Yeah, it's kinda hard to say, "Whoo-hoo! The GOP is goin' down!" when it was teenage kids they wanted to go down on. I certainly hope IMs and emails and pats on the knee are as far as it went... but the cynic in me fears some actual hanky-panky went down and we'll be hearing about it as soon as the hypothetical now-grown molested-former-page gets the book deals and exclusive interviews nailed down.

JEERS to cheap scapegoating. The Republicans, true to form, are playing the gay card to blunt the Foleygate scandal. There are two lines of "reasoning" in play that collide like freight trains on a gorge-crossing trestle: 1) We couldn't expose Foley because it would be interpreted as gay-bashing, which we don't do anymore (compassionate conservativism and all that). 2) Gays are pedophilic and/or predatory monsters by nature and therefore should be quarantined at Gitmo because they're filthy, stinky sinner beasts. Argument 2, of course, is quickly becoming the dominant argument. Hate just feels so right to this crowd.
This would be the classic example of Republican cognitive dissonance. To be able to say, in effect, "We didn't out Foley because people would think we're gay bashing," and then excuse Foley by, well, gay bashing, should cause one's head to explode a la "Scanners". Of course, these are the same people who think government is an inefficient monstrosity that does nothing but harm and cares only for maintaining its own power... and are then surprised when their reaction to Katrina is inefficient, causes harm, and spun to try to maintain their own power.

P.S. For the record, all you right-wing knuckledraggers who read C&J in droves:
The empirical research does not show that gay or bisexual men are any more likely than heterosexual men to molest children. This is not to argue that homosexual and bisexual men never molest children. But there is no scientific basis for asserting that they are more likely than heterosexual men to do so.
Now, more likely to have fashion sense and rhythm? Guilty and guilty.
Ah, but homosexuals are more likely to molest young *boys*, and therein lies the appeal of this illogic to the knuckledragging set. Remember, in their mind, homosexuality is an abberation one must be recruited into. So the hetguy IMing young girls wouldn't be as shocking to them, because, despite her young age, male + female is *natural*. The hetguy is being inappropriate in the age category, but not the sex category (again, in their warped worldview).

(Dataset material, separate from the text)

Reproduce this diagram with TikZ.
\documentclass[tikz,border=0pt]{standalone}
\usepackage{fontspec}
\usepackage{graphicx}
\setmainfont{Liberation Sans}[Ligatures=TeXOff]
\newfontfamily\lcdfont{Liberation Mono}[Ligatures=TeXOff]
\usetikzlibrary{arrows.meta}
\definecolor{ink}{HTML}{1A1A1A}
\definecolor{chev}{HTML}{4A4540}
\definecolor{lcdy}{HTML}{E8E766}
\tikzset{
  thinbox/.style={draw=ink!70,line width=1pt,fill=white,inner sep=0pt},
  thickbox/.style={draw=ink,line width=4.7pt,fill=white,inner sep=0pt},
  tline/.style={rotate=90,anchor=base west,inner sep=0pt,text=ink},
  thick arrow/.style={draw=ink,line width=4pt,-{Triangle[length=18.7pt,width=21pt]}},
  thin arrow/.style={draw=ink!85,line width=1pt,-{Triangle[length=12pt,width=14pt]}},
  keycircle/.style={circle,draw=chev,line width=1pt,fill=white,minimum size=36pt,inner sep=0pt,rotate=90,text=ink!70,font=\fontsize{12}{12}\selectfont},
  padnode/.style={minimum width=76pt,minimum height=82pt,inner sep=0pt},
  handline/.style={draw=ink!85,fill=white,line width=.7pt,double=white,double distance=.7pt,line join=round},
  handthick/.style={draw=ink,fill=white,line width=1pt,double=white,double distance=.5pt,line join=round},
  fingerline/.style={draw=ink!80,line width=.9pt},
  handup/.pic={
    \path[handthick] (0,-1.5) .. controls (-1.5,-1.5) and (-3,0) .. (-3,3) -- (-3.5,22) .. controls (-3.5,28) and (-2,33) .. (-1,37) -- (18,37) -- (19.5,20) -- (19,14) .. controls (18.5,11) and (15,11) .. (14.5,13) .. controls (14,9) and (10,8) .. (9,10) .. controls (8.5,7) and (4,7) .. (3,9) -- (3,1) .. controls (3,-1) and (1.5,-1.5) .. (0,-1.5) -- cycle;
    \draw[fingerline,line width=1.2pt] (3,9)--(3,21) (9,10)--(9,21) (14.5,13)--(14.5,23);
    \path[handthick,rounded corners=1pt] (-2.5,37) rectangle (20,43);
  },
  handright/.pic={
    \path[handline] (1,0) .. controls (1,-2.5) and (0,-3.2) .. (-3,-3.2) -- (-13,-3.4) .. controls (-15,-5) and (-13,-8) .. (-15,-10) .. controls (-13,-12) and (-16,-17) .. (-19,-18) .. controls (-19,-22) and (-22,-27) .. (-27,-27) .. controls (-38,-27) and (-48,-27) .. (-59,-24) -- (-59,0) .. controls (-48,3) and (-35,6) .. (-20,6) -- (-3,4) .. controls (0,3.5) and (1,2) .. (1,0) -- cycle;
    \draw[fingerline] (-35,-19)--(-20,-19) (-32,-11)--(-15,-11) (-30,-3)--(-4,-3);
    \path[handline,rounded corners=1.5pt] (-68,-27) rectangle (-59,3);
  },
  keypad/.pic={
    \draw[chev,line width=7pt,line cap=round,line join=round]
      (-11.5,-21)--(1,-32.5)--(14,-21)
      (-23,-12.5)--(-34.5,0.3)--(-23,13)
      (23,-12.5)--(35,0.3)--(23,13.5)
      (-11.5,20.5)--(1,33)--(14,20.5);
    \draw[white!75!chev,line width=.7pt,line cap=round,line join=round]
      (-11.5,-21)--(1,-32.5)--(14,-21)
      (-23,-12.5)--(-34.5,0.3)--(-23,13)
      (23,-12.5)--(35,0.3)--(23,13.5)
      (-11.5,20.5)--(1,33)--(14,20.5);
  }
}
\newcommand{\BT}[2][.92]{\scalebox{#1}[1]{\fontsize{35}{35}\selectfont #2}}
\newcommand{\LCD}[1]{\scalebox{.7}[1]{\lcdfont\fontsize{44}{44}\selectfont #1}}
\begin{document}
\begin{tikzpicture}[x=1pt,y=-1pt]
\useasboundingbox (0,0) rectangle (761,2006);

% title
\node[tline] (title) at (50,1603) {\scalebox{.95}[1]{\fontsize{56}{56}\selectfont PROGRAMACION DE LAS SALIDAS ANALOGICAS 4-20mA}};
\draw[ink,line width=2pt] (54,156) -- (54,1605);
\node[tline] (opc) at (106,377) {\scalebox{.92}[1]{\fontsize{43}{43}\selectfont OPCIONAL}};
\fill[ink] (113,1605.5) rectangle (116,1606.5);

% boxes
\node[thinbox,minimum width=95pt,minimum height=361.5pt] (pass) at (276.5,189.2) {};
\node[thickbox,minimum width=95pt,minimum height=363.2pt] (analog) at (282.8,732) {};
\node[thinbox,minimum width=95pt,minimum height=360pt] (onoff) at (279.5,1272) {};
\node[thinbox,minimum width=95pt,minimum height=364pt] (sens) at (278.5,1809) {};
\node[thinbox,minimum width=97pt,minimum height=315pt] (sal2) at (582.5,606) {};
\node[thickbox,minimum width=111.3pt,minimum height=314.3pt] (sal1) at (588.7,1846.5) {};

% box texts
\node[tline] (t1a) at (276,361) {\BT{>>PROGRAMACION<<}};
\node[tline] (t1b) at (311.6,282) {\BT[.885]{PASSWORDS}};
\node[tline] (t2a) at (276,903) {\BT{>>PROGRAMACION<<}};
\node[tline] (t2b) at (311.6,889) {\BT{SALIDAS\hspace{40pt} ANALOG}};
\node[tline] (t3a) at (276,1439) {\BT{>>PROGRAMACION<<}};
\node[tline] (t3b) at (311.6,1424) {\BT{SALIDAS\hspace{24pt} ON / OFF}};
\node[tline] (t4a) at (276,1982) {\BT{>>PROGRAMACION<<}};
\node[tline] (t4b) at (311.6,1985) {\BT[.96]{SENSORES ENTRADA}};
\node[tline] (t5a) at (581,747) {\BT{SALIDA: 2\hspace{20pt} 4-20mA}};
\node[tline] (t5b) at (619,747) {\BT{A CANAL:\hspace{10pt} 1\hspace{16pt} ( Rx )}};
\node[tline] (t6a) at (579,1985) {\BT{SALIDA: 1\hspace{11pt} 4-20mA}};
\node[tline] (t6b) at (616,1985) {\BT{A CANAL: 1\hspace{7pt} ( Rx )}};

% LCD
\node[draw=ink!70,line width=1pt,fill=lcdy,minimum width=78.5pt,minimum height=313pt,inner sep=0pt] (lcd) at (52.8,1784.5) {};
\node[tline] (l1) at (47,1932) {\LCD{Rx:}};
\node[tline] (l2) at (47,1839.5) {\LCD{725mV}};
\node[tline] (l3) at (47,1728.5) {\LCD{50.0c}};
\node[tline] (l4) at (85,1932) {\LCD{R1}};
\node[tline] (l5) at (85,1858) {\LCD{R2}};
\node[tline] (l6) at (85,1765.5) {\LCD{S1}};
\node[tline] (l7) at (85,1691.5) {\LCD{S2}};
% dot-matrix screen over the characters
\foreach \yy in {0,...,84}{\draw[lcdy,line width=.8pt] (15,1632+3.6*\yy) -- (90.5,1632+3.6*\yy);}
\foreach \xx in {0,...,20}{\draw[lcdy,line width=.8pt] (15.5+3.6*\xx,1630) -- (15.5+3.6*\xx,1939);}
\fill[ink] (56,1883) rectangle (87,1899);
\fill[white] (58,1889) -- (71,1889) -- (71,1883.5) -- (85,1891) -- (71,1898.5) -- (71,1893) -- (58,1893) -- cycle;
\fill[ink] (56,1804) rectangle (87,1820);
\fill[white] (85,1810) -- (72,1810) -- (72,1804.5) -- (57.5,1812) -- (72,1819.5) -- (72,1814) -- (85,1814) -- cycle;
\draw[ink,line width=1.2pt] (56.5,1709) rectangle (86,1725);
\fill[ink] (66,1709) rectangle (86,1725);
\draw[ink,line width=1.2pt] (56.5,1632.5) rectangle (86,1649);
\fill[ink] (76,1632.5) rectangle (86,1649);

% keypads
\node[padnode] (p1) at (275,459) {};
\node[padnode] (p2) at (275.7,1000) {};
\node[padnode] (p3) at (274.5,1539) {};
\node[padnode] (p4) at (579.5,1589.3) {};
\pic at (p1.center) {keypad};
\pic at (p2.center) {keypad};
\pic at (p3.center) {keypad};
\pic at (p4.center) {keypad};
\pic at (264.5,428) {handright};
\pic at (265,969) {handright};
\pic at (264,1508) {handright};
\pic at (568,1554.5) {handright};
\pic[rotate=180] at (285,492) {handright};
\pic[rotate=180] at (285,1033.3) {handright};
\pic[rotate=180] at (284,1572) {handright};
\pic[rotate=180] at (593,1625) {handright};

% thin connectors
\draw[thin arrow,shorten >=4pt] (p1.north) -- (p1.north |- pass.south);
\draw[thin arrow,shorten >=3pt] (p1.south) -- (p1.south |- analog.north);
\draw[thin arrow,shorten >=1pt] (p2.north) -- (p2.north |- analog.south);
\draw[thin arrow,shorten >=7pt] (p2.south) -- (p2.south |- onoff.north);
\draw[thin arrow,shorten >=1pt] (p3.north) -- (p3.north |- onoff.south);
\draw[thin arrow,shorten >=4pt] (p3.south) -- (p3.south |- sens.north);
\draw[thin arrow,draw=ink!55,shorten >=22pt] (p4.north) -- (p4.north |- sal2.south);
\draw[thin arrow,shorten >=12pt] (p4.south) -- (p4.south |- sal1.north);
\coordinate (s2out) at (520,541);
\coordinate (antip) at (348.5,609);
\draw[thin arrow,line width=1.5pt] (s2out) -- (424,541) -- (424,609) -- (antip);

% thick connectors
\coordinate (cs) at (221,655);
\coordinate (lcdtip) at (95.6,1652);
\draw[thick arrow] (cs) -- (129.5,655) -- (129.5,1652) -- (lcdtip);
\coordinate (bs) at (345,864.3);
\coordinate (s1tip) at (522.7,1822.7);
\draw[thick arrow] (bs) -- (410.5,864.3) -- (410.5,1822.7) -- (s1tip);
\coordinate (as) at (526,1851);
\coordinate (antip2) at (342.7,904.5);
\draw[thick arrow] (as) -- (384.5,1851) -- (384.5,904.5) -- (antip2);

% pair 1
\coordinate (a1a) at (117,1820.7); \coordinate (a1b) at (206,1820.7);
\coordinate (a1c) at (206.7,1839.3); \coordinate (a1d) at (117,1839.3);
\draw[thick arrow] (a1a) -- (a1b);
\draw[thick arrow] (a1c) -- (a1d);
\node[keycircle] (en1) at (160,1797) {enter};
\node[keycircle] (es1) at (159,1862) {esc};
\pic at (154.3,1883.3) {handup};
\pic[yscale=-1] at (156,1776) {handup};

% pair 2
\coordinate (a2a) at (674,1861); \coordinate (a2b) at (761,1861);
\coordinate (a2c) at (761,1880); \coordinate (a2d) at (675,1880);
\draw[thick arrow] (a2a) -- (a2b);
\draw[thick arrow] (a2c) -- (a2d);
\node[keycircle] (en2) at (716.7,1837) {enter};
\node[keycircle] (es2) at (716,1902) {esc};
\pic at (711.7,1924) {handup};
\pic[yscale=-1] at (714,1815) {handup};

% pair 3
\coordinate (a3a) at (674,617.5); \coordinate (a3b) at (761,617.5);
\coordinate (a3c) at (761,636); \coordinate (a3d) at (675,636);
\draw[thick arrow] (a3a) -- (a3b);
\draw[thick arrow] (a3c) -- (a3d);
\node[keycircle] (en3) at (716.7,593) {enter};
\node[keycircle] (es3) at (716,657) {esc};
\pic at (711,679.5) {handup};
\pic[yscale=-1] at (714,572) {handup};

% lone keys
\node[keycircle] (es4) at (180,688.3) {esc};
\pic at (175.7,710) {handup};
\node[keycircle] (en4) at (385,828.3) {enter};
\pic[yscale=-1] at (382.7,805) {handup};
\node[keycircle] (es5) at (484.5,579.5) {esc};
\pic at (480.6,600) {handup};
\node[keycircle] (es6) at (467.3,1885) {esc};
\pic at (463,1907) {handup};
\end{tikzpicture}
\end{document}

I've already read this line of reasoning when the righties say things like "this is why homosexuals should never be elected." Because if homoguy IMs young boys, he's inappropriate both in age and in sex. In their minds, abusing the trust in an adult-child relationship isn't as sinful as recruiting our young men into the "sodomite lifestyle".

It's also why Queen Drudge could say something like, "those beasts were egging him on." The recruitment angle works both ways, and its those shameful homoboys trying to recruit (or entice) poor Foley.

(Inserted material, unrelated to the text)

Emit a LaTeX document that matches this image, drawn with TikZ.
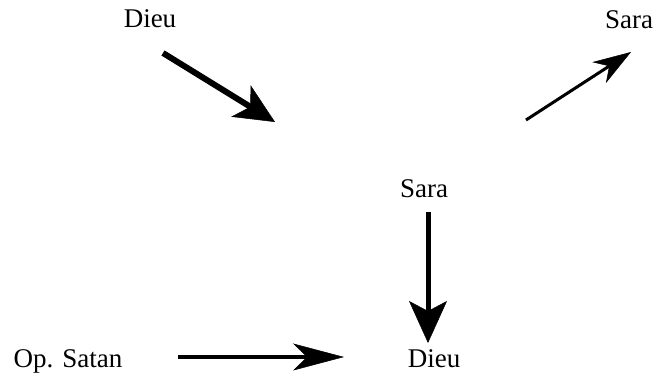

So my question of the day: Suppose the Foleygate scandal was a different, heterosexual congressman and the victims were 16-year-old girls. Would that scandal explode to the same level as the current scandal? Would the some in the GOP be calling for Hastert's resignation? Would the congressman resign?

I think not. I think it would have been a below-the-fold story at best, a censure at best, and off the radar screen in less than a week. Yes, the heart of this scandal is abuse of an adult-child relationship, and boy/girl, gay/straight shouldn't matter. But the subtext of this story is the exposure of the Anti-Gay Marriage Amendment party as harboring not only gay people, but depraved gay people, and keeping the matter closeted at the expense of children's safety in order to maintain power by, in part, bashing gay people. This isn't a month-long sweep-the-GOP-out story without the gay petard they've hoisted themselves upon. The "gay" has nothing to do with the crime and everything to do with the story.